Below are the records; collect from them each line containing the string "that".

> [Source data]
^^^^^^^^^^^^^^^^
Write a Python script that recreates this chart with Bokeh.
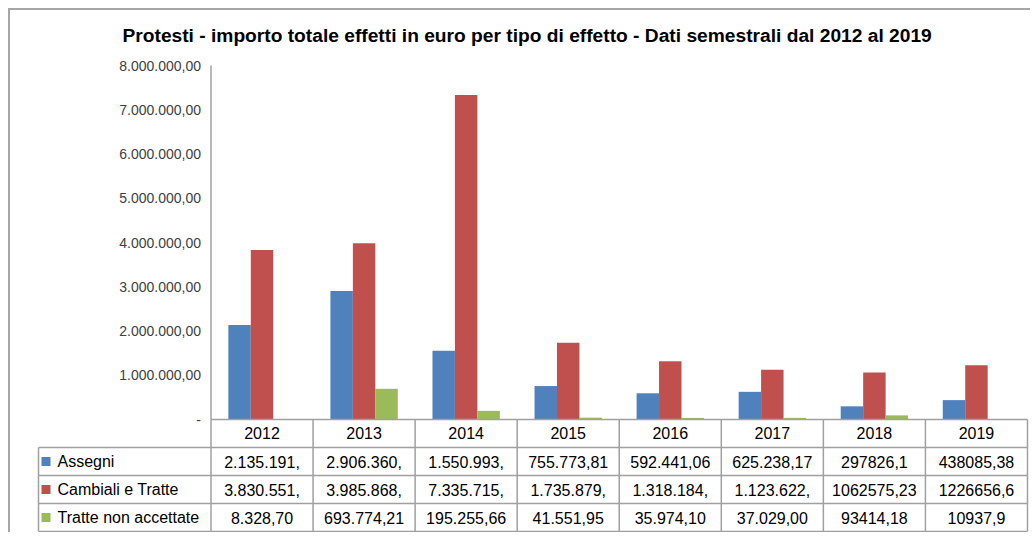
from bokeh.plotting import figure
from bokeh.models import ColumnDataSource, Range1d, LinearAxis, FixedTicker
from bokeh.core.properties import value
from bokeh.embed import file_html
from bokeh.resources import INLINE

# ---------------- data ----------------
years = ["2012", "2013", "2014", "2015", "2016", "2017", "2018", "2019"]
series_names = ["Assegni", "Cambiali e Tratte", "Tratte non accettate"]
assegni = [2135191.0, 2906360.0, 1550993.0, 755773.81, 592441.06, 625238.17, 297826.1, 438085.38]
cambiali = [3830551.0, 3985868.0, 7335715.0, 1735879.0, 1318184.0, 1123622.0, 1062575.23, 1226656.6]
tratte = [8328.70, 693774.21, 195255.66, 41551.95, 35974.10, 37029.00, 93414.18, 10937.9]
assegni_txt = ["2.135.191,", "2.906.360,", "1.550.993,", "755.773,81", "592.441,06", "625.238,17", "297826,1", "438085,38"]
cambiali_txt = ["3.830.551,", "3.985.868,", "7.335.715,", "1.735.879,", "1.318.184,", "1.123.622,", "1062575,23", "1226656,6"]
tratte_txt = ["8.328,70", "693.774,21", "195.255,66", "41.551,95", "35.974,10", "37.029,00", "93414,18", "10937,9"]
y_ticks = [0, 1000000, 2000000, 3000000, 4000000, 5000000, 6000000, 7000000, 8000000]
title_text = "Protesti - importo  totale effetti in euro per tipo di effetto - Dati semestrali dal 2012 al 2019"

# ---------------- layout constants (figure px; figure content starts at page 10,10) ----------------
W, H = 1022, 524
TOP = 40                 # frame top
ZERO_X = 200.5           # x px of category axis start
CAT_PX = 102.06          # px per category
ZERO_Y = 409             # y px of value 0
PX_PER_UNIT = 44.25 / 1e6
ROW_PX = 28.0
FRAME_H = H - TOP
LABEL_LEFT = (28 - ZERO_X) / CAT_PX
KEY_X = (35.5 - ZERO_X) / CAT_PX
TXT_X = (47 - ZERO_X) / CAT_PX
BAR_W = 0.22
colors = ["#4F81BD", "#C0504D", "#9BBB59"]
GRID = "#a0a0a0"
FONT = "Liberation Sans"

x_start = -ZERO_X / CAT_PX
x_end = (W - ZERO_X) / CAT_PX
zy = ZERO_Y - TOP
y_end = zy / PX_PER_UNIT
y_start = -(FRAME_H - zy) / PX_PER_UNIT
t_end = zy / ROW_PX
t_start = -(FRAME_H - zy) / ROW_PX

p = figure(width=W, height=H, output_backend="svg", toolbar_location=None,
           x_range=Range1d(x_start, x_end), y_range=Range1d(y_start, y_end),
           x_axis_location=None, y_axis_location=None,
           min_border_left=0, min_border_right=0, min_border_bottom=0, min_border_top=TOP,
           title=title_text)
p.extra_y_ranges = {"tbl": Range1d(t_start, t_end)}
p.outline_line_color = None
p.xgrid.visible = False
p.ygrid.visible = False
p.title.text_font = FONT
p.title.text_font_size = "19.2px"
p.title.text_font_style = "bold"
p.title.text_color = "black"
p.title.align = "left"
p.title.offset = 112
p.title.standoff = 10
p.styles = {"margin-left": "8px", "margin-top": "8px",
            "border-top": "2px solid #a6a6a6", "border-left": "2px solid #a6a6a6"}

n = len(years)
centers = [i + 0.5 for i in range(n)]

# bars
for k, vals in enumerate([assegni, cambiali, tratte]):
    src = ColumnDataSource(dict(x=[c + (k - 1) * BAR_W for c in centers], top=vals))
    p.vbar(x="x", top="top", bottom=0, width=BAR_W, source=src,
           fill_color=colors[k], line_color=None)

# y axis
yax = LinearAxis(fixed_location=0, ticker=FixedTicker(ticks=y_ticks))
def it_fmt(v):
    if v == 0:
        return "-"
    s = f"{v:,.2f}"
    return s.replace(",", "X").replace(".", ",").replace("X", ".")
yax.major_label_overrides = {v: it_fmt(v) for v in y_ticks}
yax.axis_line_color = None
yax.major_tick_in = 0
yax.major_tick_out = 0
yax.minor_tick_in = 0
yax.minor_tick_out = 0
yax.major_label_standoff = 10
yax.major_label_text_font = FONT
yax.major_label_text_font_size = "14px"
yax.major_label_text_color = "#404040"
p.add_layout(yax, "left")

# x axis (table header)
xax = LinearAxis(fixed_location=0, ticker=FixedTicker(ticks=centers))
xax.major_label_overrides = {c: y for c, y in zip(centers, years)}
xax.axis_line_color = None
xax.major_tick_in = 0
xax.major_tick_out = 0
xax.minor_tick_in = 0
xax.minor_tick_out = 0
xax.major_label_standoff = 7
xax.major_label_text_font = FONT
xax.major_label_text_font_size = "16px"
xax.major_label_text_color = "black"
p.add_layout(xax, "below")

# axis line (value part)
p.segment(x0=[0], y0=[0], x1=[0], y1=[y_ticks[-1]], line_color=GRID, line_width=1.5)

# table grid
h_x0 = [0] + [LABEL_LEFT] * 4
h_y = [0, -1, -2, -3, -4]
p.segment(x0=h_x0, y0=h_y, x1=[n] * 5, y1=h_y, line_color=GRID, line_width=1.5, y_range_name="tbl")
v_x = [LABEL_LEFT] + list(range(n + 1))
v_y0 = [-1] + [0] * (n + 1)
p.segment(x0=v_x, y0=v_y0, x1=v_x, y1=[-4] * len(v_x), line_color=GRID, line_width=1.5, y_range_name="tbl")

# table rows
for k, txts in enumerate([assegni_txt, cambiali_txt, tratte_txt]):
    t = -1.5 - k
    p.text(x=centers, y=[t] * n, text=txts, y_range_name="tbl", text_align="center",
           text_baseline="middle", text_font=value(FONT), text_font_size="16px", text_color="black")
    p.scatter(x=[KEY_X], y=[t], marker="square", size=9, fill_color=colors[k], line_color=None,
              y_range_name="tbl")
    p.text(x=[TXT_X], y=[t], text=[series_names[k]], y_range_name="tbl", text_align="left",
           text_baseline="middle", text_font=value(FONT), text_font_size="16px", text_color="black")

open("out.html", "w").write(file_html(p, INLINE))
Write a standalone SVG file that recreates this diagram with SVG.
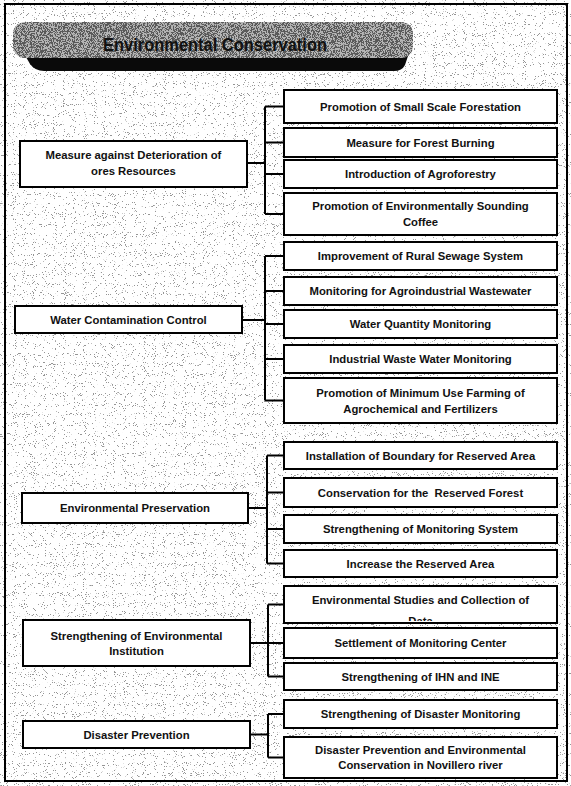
^^^^^^^^^^^^^^^^
> [Solution to the exercise]
Write a Python script that recreates this chart with Bokeh.
Write a standalone SVG file that recreates this diagram with SVG.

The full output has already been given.